─── Material

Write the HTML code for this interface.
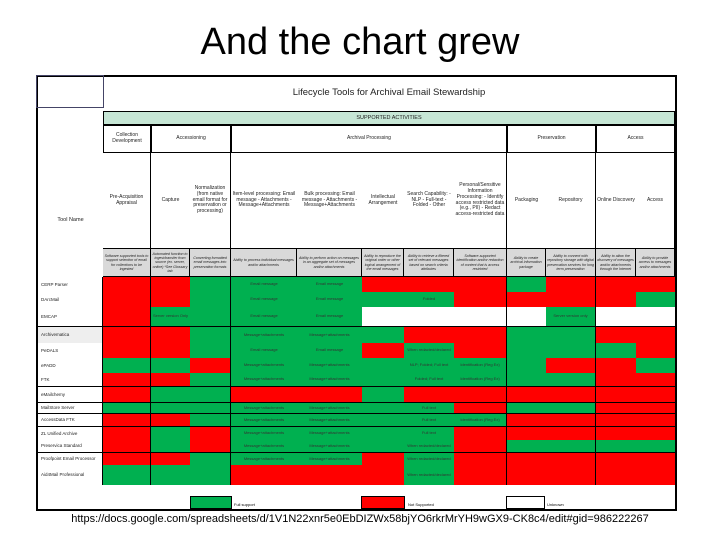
<!DOCTYPE html>
<html><head><meta charset="utf-8">
<style>
body{margin:0;width:720px;height:540px;background:#fff;overflow:hidden;position:relative;font-family:"Liberation Sans",sans-serif}
.a{position:absolute;box-sizing:border-box}
.c{display:flex;align-items:center;justify-content:center;text-align:center;font-size:5px;line-height:1.15;color:#222}
</style></head><body>
<div class="a" style="left:0;top:21px;width:720px;text-align:center;font-size:38px;color:#000">And the chart grew</div>
<div class="a" style="left:36px;top:75px;width:641px;height:436px;border:2px solid #000"></div>
<div class="a" style="left:36px;top:75px;width:68px;height:33px;border:1px solid #446"></div>
<div class="a" style="left:103px;top:87px;width:572px;text-align:center;font-size:9.5px;color:#222">Lifecycle Tools for Archival Email Stewardship</div>
<div class="a c" style="left:103px;top:111px;width:572px;height:14px;background:#c6e6d5;border:1px solid #000;font-size:5.5px">SUPPORTED ACTIVITIES</div>
<div class="a c" style="left:38px;top:200px;width:65px;height:40px;font-size:5.5px">Tool Name</div>
<div id="grid"></div>
<div class="a" style="left:190px;top:496px;width:42px;height:13px;background:#00b050;border:1px solid #000"></div>
<div class="a" style="left:234px;top:502px;font-size:4px">Full support</div>
<div class="a" style="left:361px;top:496px;width:44px;height:13px;background:#ff0000;border:1px solid #000"></div>
<div class="a" style="left:408px;top:502px;font-size:4px">Not Supported</div>
<div class="a" style="left:506px;top:496px;width:39px;height:13px;background:#fff;border:1px solid #000"></div>
<div class="a" style="left:547px;top:502px;font-size:4px">Unknown</div>
<div class="a" style="left:0;top:513px;width:720px;text-align:center;font-size:11px;color:#000">https://docs.google.com/spreadsheets/d/1V1N22xnr5e0EbDIZWx58bjYO6rkrMrYH9wGX9-CK8c4/edit#gid=986222267</div>
<script>
const tools=["CERP Parser","DArcMail","EMCAP","Archivematica","PeDALS","ePADD","FTK","eMailchemy","MailStore Server","AccessData FTK","ZL Unified Archive","Preservica Standard","Proofpoint Email Processor","Aid4Mail Professional"];
const support=[
"RRGGGRRRGRRR","RRGGGGGRRRRG","RGGGGWWWWGWW","RRGGGGRRGGRR","RRGGGRGRGGGR","GGRGGGGGGRRG","RRGGGGGGGGRR",
"RGGRRGRRRRRR","GGGGGGGRGGRR","RRGGGGGGRRRR","RGRGGGGRRRRR","RGRGGGGRGGGG","RRGGGRGRRRRR","GGGRRRGRRRRR"];
const cellText=[
["","","","Email message","Email message","","","","","","",""],
["","","","Email message","Email message","","Folded","","","","",""],
["","Server version Only","","Email message","Email message","","","","","Server version only","",""],
["","","","Message+attachments","Message+attachments","","","","","","",""],
["","","","Email message","Email message","","When redacted/declared","","","","",""],
["","","","Message+attachments","Message+attachments","","NLP; Folded; Full text","Identification (Reg Ex)","","","",""],
["","","","Message+attachments","Message+attachments","","Folded; Full text","Identification (Reg Ex)","","","",""],
["","","","","","","","","","","",""],
["","","","Message+attachments","Message+attachments","","Full text","","","","",""],
["","","","Message+attachments","Message+attachments","","Full text","Identification (Reg Ex)","","","",""],
["","","","Message+attachments","Message+attachments","","Full text","","","","",""],
["","","","Message+attachments","Message+attachments","","When redacted/declared","","","","",""],
["","","","Message+attachments","Message+attachments","","When redacted/declared","","","","",""],
["","","","","","","When redacted/declared","","","","",""]];
const groups=["Collection Development","Accessioning","Archival Processing","Preservation","Access"];
const groupSpan=[1,2,5,2,2];
const headers=["Pre-Acquisition Appraisal","Capture","Normalization (from native email format for preservation or processing)","Item-level processing: Email message - Attachments - Message+Attachments","Bulk processing: Email message - Attachments - Message+Attachments","Intellectual Arrangement","Search Capability: - NLP - Full-text - Folded - Other","Personal/Sensitive Information Processing: - Identify access restricted data (e.g., PII) - Redact access-restricted data","Packaging","Repository","Online Discovery","Access"];
const descs=["Software supported tools to support selection of email for collections to be ingested","Automated function to ingest/transfer from source (ex. server, online) *See Glossary tab","Converting formatted email messages into preservation formats","Ability to process individual messages and/or attachments","Ability to perform action on messages in an aggregate set of messages and/or attachments","Ability to reproduce the original order or other logical arrangement of the email messages","Ability to retrieve a filtered set of relevant messages based on search criteria attributes","Software-supported identification and/or redaction of content that is access restricted","Ability to create archival information package","Ability to connect with repository storage with digital preservation services for long term preservation","Ability to allow the discovery of messages and/or attachments through the Internet","Ability to provide access to messages and/or attachments"];
const X=[103,151,190,231,297,362,404,454,507,546,596,636,675];
const Y=[277,292,307,327,343,358,373,387,403,414,427,440,453,465,485];
const COL={G:"#00b050",R:"#ff0000",W:"#ffffff"};
const g=document.getElementById('grid');
function box(x,y,w,h,bg,txt,cls){const d=document.createElement('div');d.className='a c';d.style.cssText=`left:${x}px;top:${y}px;width:${w}px;height:${h}px;background:${bg};${cls||''}`;d.textContent=txt;g.appendChild(d);return d;}
let ci=0;
groups.forEach((t,i)=>{const x0=X[ci],x1=X[ci+groupSpan[i]];ci+=groupSpan[i];
const d=box(x0,125,x1-x0,28,"#fff",t,"border:1px solid #000;");

});
headers.forEach((t,j)=>{const d=box(X[j],153,X[j+1]-X[j],96,"#fff",t,"border-right:"+([0,2,7,9,11].includes(j)?"1px solid #000":"none")+";border-bottom:1px solid #000;font-size:5px;padding:1px;");


const e=box(X[j],249,X[j+1]-X[j],28,"#d9d9d9",descs[j],"border-right:1px solid #000;border-bottom:1px solid #000;font-size:3.6px;font-style:italic;padding:1px;");

});
const thick=[2,6,7,8,9,11];
tools.forEach((t,r)=>{const y0=Y[r],h=Y[r+1]-Y[r];
const bb=thick.includes(r)?"border-bottom:1px solid #000;":"";
const l=box(38,y0,65,h,r==3?"#eee":"#fff",t,bb+"border-right:1px solid #000;justify-content:flex-start;padding-left:3px;font-size:4.5px;");


for(let j=0;j<12;j++){const s=support[r][j];
const d=box(X[j],y0,X[j+1]-X[j],h,COL[s],cellText[r][j],bb+([0,2,7,9].includes(j)?"border-right:1px solid #000;":"")+"font-size:4px;color:#333;");

}});
</script>
</body></html>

──────

→ **The exercise**
Every line of the data should be copied as it stands, without the images.

→ **Answer for the task**
Write the HTML code for this interface.
<!DOCTYPE html>
<html><head><meta charset="utf-8">
<style>
body{margin:0;width:720px;height:540px;background:#fff;overflow:hidden;position:relative;font-family:"Liberation Sans",sans-serif}
.a{position:absolute;box-sizing:border-box}
.c{display:flex;align-items:center;justify-content:center;text-align:center;font-size:5px;line-height:1.15;color:#222}
</style></head><body>
<div class="a" style="left:0;top:21px;width:720px;text-align:center;font-size:38px;color:#000">And the chart grew</div>
<div class="a" style="left:36px;top:75px;width:641px;height:436px;border:2px solid #000"></div>
<div class="a" style="left:36px;top:75px;width:68px;height:33px;border:1px solid #446"></div>
<div class="a" style="left:103px;top:87px;width:572px;text-align:center;font-size:9.5px;color:#222">Lifecycle Tools for Archival Email Stewardship</div>
<div class="a c" style="left:103px;top:111px;width:572px;height:14px;background:#c6e6d5;border:1px solid #000;font-size:5.5px">SUPPORTED ACTIVITIES</div>
<div class="a c" style="left:38px;top:200px;width:65px;height:40px;font-size:5.5px">Tool Name</div>
<div id="grid"></div>
<div class="a" style="left:190px;top:496px;width:42px;height:13px;background:#00b050;border:1px solid #000"></div>
<div class="a" style="left:234px;top:502px;font-size:4px">Full support</div>
<div class="a" style="left:361px;top:496px;width:44px;height:13px;background:#ff0000;border:1px solid #000"></div>
<div class="a" style="left:408px;top:502px;font-size:4px">Not Supported</div>
<div class="a" style="left:506px;top:496px;width:39px;height:13px;background:#fff;border:1px solid #000"></div>
<div class="a" style="left:547px;top:502px;font-size:4px">Unknown</div>
<div class="a" style="left:0;top:513px;width:720px;text-align:center;font-size:11px;color:#000">https://docs.google.com/spreadsheets/d/1V1N22xnr5e0EbDIZWx58bjYO6rkrMrYH9wGX9-CK8c4/edit#gid=986222267</div>
<script>
const tools=["CERP Parser","DArcMail","EMCAP","Archivematica","PeDALS","ePADD","FTK","eMailchemy","MailStore Server","AccessData FTK","ZL Unified Archive","Preservica Standard","Proofpoint Email Processor","Aid4Mail Professional"];
const support=[
"RRGGGRRRGRRR","RRGGGGGRRRRG","RGGGGWWWWGWW","RRGGGGRRGGRR","RRGGGRGRGGGR","GGRGGGGGGRRG","RRGGGGGGGGRR",
"RGGRRGRRRRRR","GGGGGGGRGGRR","RRGGGGGGRRRR","RGRGGGGRRRRR","RGRGGGGRGGGG","RRGGGRGRRRRR","GGGRRRGRRRRR"];
const cellText=[
["","","","Email message","Email message","","","","","","",""],
["","","","Email message","Email message","","Folded","","","","",""],
["","Server version Only","","Email message","Email message","","","","","Server version only","",""],
["","","","Message+attachments","Message+attachments","","","","","","",""],
["","","","Email message","Email message","","When redacted/declared","","","","",""],
["","","","Message+attachments","Message+attachments","","NLP; Folded; Full text","Identification (Reg Ex)","","","",""],
["","","","Message+attachments","Message+attachments","","Folded; Full text","Identification (Reg Ex)","","","",""],
["","","","","","","","","","","",""],
["","","","Message+attachments","Message+attachments","","Full text","","","","",""],
["","","","Message+attachments","Message+attachments","","Full text","Identification (Reg Ex)","","","",""],
["","","","Message+attachments","Message+attachments","","Full text","","","","",""],
["","","","Message+attachments","Message+attachments","","When redacted/declared","","","","",""],
["","","","Message+attachments","Message+attachments","","When redacted/declared","","","","",""],
["","","","","","","When redacted/declared","","","","",""]];
const groups=["Collection Development","Accessioning","Archival Processing","Preservation","Access"];
const groupSpan=[1,2,5,2,2];
const headers=["Pre-Acquisition Appraisal","Capture","Normalization (from native email format for preservation or processing)","Item-level processing: Email message - Attachments - Message+Attachments","Bulk processing: Email message - Attachments - Message+Attachments","Intellectual Arrangement","Search Capability: - NLP - Full-text - Folded - Other","Personal/Sensitive Information Processing: - Identify access restricted data (e.g., PII) - Redact access-restricted data","Packaging","Repository","Online Discovery","Access"];
const descs=["Software supported tools to support selection of email for collections to be ingested","Automated function to ingest/transfer from source (ex. server, online) *See Glossary tab","Converting formatted email messages into preservation formats","Ability to process individual messages and/or attachments","Ability to perform action on messages in an aggregate set of messages and/or attachments","Ability to reproduce the original order or other logical arrangement of the email messages","Ability to retrieve a filtered set of relevant messages based on search criteria attributes","Software-supported identification and/or redaction of content that is access restricted","Ability to create archival information package","Ability to connect with repository storage with digital preservation services for long term preservation","Ability to allow the discovery of messages and/or attachments through the Internet","Ability to provide access to messages and/or attachments"];
const X=[103,151,190,231,297,362,404,454,507,546,596,636,675];
const Y=[277,292,307,327,343,358,373,387,403,414,427,440,453,465,485];
const COL={G:"#00b050",R:"#ff0000",W:"#ffffff"};
const g=document.getElementById('grid');
function box(x,y,w,h,bg,txt,cls){const d=document.createElement('div');d.className='a c';d.style.cssText=`left:${x}px;top:${y}px;width:${w}px;height:${h}px;background:${bg};${cls||''}`;d.textContent=txt;g.appendChild(d);return d;}
let ci=0;
groups.forEach((t,i)=>{const x0=X[ci],x1=X[ci+groupSpan[i]];ci+=groupSpan[i];
const d=box(x0,125,x1-x0,28,"#fff",t,"border:1px solid #000;");

});
headers.forEach((t,j)=>{const d=box(X[j],153,X[j+1]-X[j],96,"#fff",t,"border-right:"+([0,2,7,9,11].includes(j)?"1px solid #000":"none")+";border-bottom:1px solid #000;font-size:5px;padding:1px;");


const e=box(X[j],249,X[j+1]-X[j],28,"#d9d9d9",descs[j],"border-right:1px solid #000;border-bottom:1px solid #000;font-size:3.6px;font-style:italic;padding:1px;");

});
const thick=[2,6,7,8,9,11];
tools.forEach((t,r)=>{const y0=Y[r],h=Y[r+1]-Y[r];
const bb=thick.includes(r)?"border-bottom:1px solid #000;":"";
const l=box(38,y0,65,h,r==3?"#eee":"#fff",t,bb+"border-right:1px solid #000;justify-content:flex-start;padding-left:3px;font-size:4.5px;");


for(let j=0;j<12;j++){const s=support[r][j];
const d=box(X[j],y0,X[j+1]-X[j],h,COL[s],cellText[r][j],bb+([0,2,7,9].includes(j)?"border-right:1px solid #000;":"")+"font-size:4px;color:#333;");

}});
</script>
</body></html>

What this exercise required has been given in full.